I have never felt more represented in a book. All these days, I was cribbing over how narrow-minded India is as far as the LGBT community is concerned. This book changed EVERYTHING. Only when you look at someone in a situation far worse than yours will you realize how your situation is much much better and how privileged you are.
This book has some extremely gory scenes and I would issue a trigger warning here. This book deals with sensitive topics such as torture, bullying, severe illness, sexual abuse, slavery, harassment, murder and if you are someone who has a hard time reading about such topics, I would suggest you think twice before picking up this one.

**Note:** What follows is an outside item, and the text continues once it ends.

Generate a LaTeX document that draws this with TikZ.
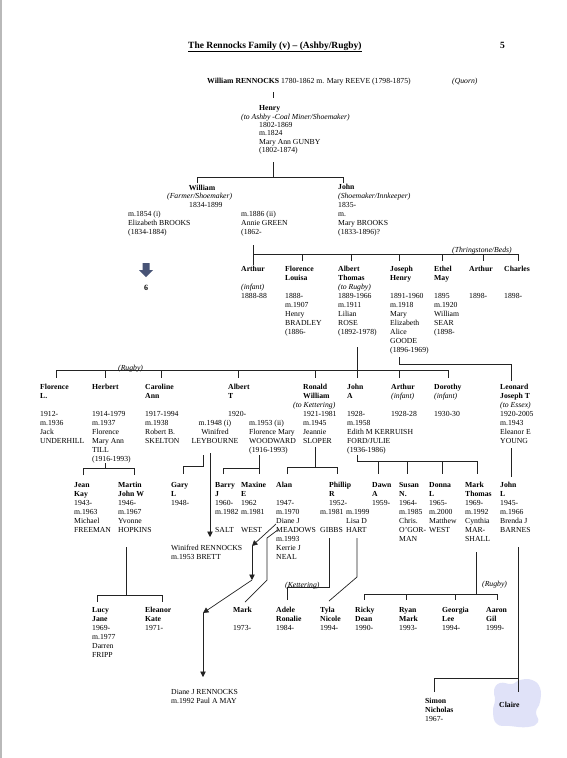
\documentclass[tikz,border=0pt]{standalone}
\usepackage{fontspec}
\setmainfont{Liberation Serif}
\usetikzlibrary{arrows.meta}
\definecolor{lnk}{RGB}{35,35,35}
\definecolor{barrow}{RGB}{72,84,118}
\definecolor{blob}{RGB}{224,226,248}
\tikzset{
 txt/.style={anchor=base west, inner sep=0pt, font=\fontsize{7.7}{9}\selectfont},
 txtc/.style={anchor=base, inner sep=0pt, font=\fontsize{7.7}{9}\selectfont},
 ln/.style={draw=lnk, line width=0.7pt},
 arr/.style={ln, -{Triangle[length=5.5pt,width=5.5pt]}},
}
\newcommand\blk[5]{\foreach \tx [count=\i] in {#5} {\node[txt] (#1-\i) at (#2,{#3+2.5+#4*(\i-1)}) {\tx};}}
\newcommand\one[4]{\node[txt] (#1) at (#2,{#3+2.5}) {#4};}
\begin{document}
\begin{tikzpicture}[x=1pt,y=-1pt]
\useasboundingbox (0,0) rectangle (567,758);
\fill[white] (0,0) rectangle (567,758);
\fill[gray!55] (0,0) rectangle (2,758);
% title
\node[anchor=base west, inner sep=0pt, font=\fontsize{9.5}{10}\selectfont\bfseries] (title) at (188,48) {\underline{The Rennocks Family (v) -- (Ashby/Rugby)}};
\node[anchor=base west, inner sep=0pt, font=\fontsize{9.5}{10}\selectfont\bfseries] (pg) at (500,48) {5};
% generation 0
\one{wr}{207}{81}{\textbf{William RENNOCKS} 1780-1862 m. Mary REEVE (1798-1875)}
\one{quorn}{452}{81}{\textit{(Quorn)}}
% Henry
\one{henry}{259}{108}{\textbf{Henry}}
\one{henryocc}{241}{116.5}{\textit{(to Ashby -Coal Miner/Shoemaker)}}
\blk{hen}{259}{124.5}{8.5}{1802-1869,m.1824,Mary Ann GUNBY,{(1802-1874)}}
% William & John
\node[txtc] (will) at (202,190.5) {\textbf{William}};
\one{willocc}{167}{196}{\textit{(Farmer/Shoemaker)}}
\one{willd}{189}{205}{1834-1899}
\blk{wa}{128}{214}{9}{m.1854 (i),Elizabeth BROOKS,{(1834-1884)}}
\blk{wb}{241}{214}{9}{m.1886 (ii),Annie GREEN,{(1862-}}
\blk{john}{338}{187}{9}{\textbf{John},\textit{(Shoemaker/Innkeeper)},1835-,m.,Mary BROOKS,{(1833-1896)?}}
% page-6 arrow
\fill[barrow] (142.5,263) -- (149.5,263) -- (149.5,270) -- (153,270) -- (146,277) -- (139,270) -- (142.5,270) -- cycle;
\node[anchor=base, inner sep=0pt, font=\fontsize{8}{9}\selectfont\bfseries] (six) at (146,290) {6};
% children of William & Annie
\one{thr}{452}{250}{\textit{(Thringstone/Beds)}}
\blk{art}{241}{269}{9}{\textbf{Arthur},{},\textit{(infant)},1888-88}
\blk{flo}{285}{269}{9}{\textbf{Florence},\textbf{Louisa},{},1888-,m.1907,Henry,BRADLEY,{(1886-}}
\blk{alb}{338}{269}{9}{\textbf{Albert},\textbf{Thomas},\textit{(to Rugby)},1889-1966,m.1911,Lilian,ROSE,{(1892-1978)}}
\blk{jos}{390}{269}{9}{\textbf{Joseph},\textbf{Henry},{},1891-1960,m.1918,Mary,Elizabeth,Alice,GOODE,{(1896-1969)}}
\blk{eth}{434}{269}{9}{\textbf{Ethel},\textbf{May},{},1895,m.1920,William,SEAR,{(1898-}}
\blk{arb}{469}{269}{9}{\textbf{Arthur},{},{},1898-}
\blk{cha}{504}{269}{9}{\textbf{Charles},{},{},1898-}
% children of Albert Thomas etc
\one{rug1}{118}{368}{\textit{(Rugby)}}
\blk{fll}{40}{387}{9}{\textbf{Florence},\textbf{L.},{},1912-,m.1936,Jack,UNDERHILL}
\blk{her}{92}{387}{9}{\textbf{Herbert},{},{},1914-1979,m.1937,Florence,Mary Ann,TILL,{(1916-1993)}}
\blk{car}{145}{387}{9}{\textbf{Caroline},\textbf{Ann},{},1917-1994,m.1938,Robert B.,SKELTON}
\blk{abt}{228}{387}{9}{\textbf{Albert},\textbf{T},{},1920-}
\node[txtc] (ley1) at (215,425.5) {m.1948 (i)};
\node[txtc] (ley2) at (215,434.5) {Winifred};
\node[txtc] (ley3) at (215,443.5) {LEYBOURNE};
\blk{woo}{249}{423}{9}{m.1953 (ii),Florence Mary,WOODWARD,{(1916-1993)}}
\blk{ron}{303}{387}{9}{\textbf{Ronald},\textbf{William}}
\one{ronk}{293}{405}{\textit{(to Kettering)}}
\blk{ronb}{303}{414}{9}{1921-1981,m.1945,Jeannie,SLOPER}
\blk{joa}{347}{387}{9}{\textbf{John},\textbf{A},{},1928-,m.1958,Edith M KERRUISH,FORD/JULIE,{(1936-1986)}}
\blk{arc}{391}{387}{9}{\textbf{Arthur},\textit{(infant)},{},1928-28}
\blk{dor}{434}{387}{9}{\textbf{Dorothy},\textit{(infant)},{},1930-30}
\blk{leo}{500}{387}{9}{\textbf{Leonard},\textbf{Joseph T},\textit{(to Essex)},1920-2005,m.1943,Eleanor E,YOUNG}
% grandchildren
\blk{jea}{74}{485}{9}{\textbf{Jean},\textbf{Kay},1943-,m.1963,Michael,FREEMAN}
\blk{mar}{118}{485}{9}{\textbf{Martin},\textbf{John W},1946-,m.1967,Yvonne,HOPKINS}
\blk{gar}{171}{485}{9}{\textbf{Gary},\textbf{L},1948-}
\blk{bar}{215}{485}{9}{\textbf{Barry},\textbf{J},1960-,m.1982,{},SALT}
\blk{max}{241}{485}{9}{\textbf{Maxine},\textbf{E},1962,m.1981,{},WEST}
\blk{ala}{276}{485}{9}{\textbf{Alan},{},1947-,m.1970,Diane J,MEADOWS,m.1993,Kerrie J,NEAL}
\blk{phi}{329}{485}{9}{\textbf{Phillip},\textbf{R},1952-}
\blk{phg}{320}{512}{9}{m.1981,{},GIBBS}
\blk{phh}{346}{512}{9}{m.1999,Lisa D,HART}
\blk{daw}{372}{485}{9}{\textbf{Dawn},\textbf{A},1959-}
\blk{sus}{399}{485}{9}{\textbf{Susan},\textbf{N.},1964-,m.1985,Chris.,O'GOR-,MAN}
\blk{don}{429}{485}{9}{\textbf{Donna},\textbf{L},1965-,m.2000,Matthew,WEST}
\blk{mat}{465}{485}{9}{\textbf{Mark},\textbf{Thomas},1969-,m.1992,Cynthia,MAR-,SHALL}
\blk{jol}{500}{485}{9}{\textbf{John},\textbf{L},1945-,m.1966,Brenda J,BARNES}
\blk{wir}{171}{548}{9}{Winifred RENNOCKS,m.1953 BRETT}
% great-grandchildren
\one{ket}{285}{585}{\textit{(Kettering)}}
\one{rug2}{482}{584}{\textit{(Rugby)}}
\blk{luc}{92}{610}{9}{\textbf{Lucy},\textbf{Jane},1969-,m.1977,Darren,FRIPP}
\blk{ele}{145}{610}{9}{\textbf{Eleanor},\textbf{Kate},1971-}
\blk{mrk}{233}{610}{9}{\textbf{Mark},{},1973-}
\blk{ade}{276}{610}{9}{\textbf{Adele},\textbf{Ronalie},1984-}
\blk{tyl}{320}{610}{9}{\textbf{Tyla},\textbf{Nicole},1994-}
\blk{ric}{355}{610}{9}{\textbf{Ricky},\textbf{Dean},1990-}
\blk{rya}{399}{610}{9}{\textbf{Ryan},\textbf{Mark},1993-}
\blk{geo}{442}{610}{9}{\textbf{Georgia},\textbf{Lee},1994-}
\blk{aar}{486}{610}{9}{\textbf{Aaron},\textbf{Gil},1999-}
\blk{dia}{171}{692}{9}{Diane J RENNOCKS,m.1992 Paul A MAY}
\blk{sim}{425}{701}{9}{\textbf{Simon},\textbf{Nicholas},1967-}
\fill[blob] plot[smooth cycle, tension=0.8] coordinates {(494,690) (500,683) (512,684) (520,680) (532,680) (540,688) (540,702) (536,712) (538,722) (528,727) (510,726) (497,724) (493,712) (495,700)};
\one{cla}{499}{705}{\textbf{Claire}}
% connectors
\draw[ln] (273,92) -- (273,98);
\draw[ln] (273,162) -- (273,177);
\draw[ln] (197,183) -- (197,177) -- (343,177) -- (343,183);
\draw[ln] (253,245) -- (253,265);
\draw[ln] (253,254) -- (518,254);
\foreach \x in {302,351,399,442,483,518} \draw[ln] (\x,254) -- (\x,261);
\draw[ln] (357,347) -- (357,378);
\draw[ln] (56,370) -- (448,370);
\foreach \x in {56,105,161,238,315,399,448} \draw[ln] (\x,370) -- (\x,378);
\draw[ln] (399,357) -- (399,364) -- (511,364) -- (511,381);
\draw[ln] (105,463) -- (105,468);
\draw[ln] (83,475) -- (83,468) -- (134,468) -- (134,475);
\draw[ln] (203,455) -- (203,466) -- (183,466) -- (183,474);
\draw[arr] (210,453) -- (210,537);
\draw[ln] (259,455) -- (259,474);
\draw[ln] (223,474) -- (223,468) -- (259,468);
\draw[ln] (315,447) -- (315,467);
\draw[ln] (287,474) -- (287,467) -- (337,467) -- (337,474);
\draw[ln] (357,455) -- (357,461) -- (477,461);
\foreach \x in {378,407,442,477} \draw[ln] (\x,461) -- (\x,474);
\draw[ln] (511,448) -- (511,477);
\draw[ln] (126,547) -- (126,595);
\draw[ln] (97,602) -- (97,595) -- (162,595) -- (162,602);
\draw[ln] (279,529) -- (267,538) -- (267,580) -- (245,602);
\draw[arr] (276,524) -- (252,546);
\draw[arr] (252,546) -- (252,580);
\draw[arr] (252,580) -- (203,613);
\draw[arr] (203,613) -- (203,677);
\draw[ln] (329,538) -- (329,587) -- (287,587) -- (287,600);
\draw[ln] (357,538) -- (357,577) -- (329,601);
\draw[ln] (476,552) -- (476,594);
\draw[ln] (364,594) -- (497,594);
\foreach \x in {364,406,455,497} \draw[ln] (\x,594) -- (\x,600);
\draw[ln] (518,547) -- (518,692);
\draw[ln] (434,692) -- (434,678) -- (518,678);
\end{tikzpicture}
\end{document}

WAIT. WAIT. HOW DID I FORGET TO MENTION THE FOOD? Sadat’s descriptions of Afghan cuisine had me drooling! I wanted to try all the Afghan dishes right away! The foodie in me was jumping with joy! In an otherwise serious plot, the food descriptions were the perfect breather.
In short, this was a memorable tale of a gay teen in Afghanistan as he discovers his sexuality and goes through hardships and loss and in the end, emerges victorious in his own way. The ending had me sighing with relief!
This isn’t just a novel. It’s an ode to all the LGBT teens across the world who are forced to remain in the closet and not accept themselves for who they are out in the open. Those who have no choice but to keep their love lives a secret. Those who deserve all the love and affection irrespective of who they want to kiss. Those who must know that they are not alone. This is a gift to all those teens who NEED to know that there is ALWAYS light at the end of the tunnel and NO MATTER WHAT, NEVER LOSE HOPE. NEVER.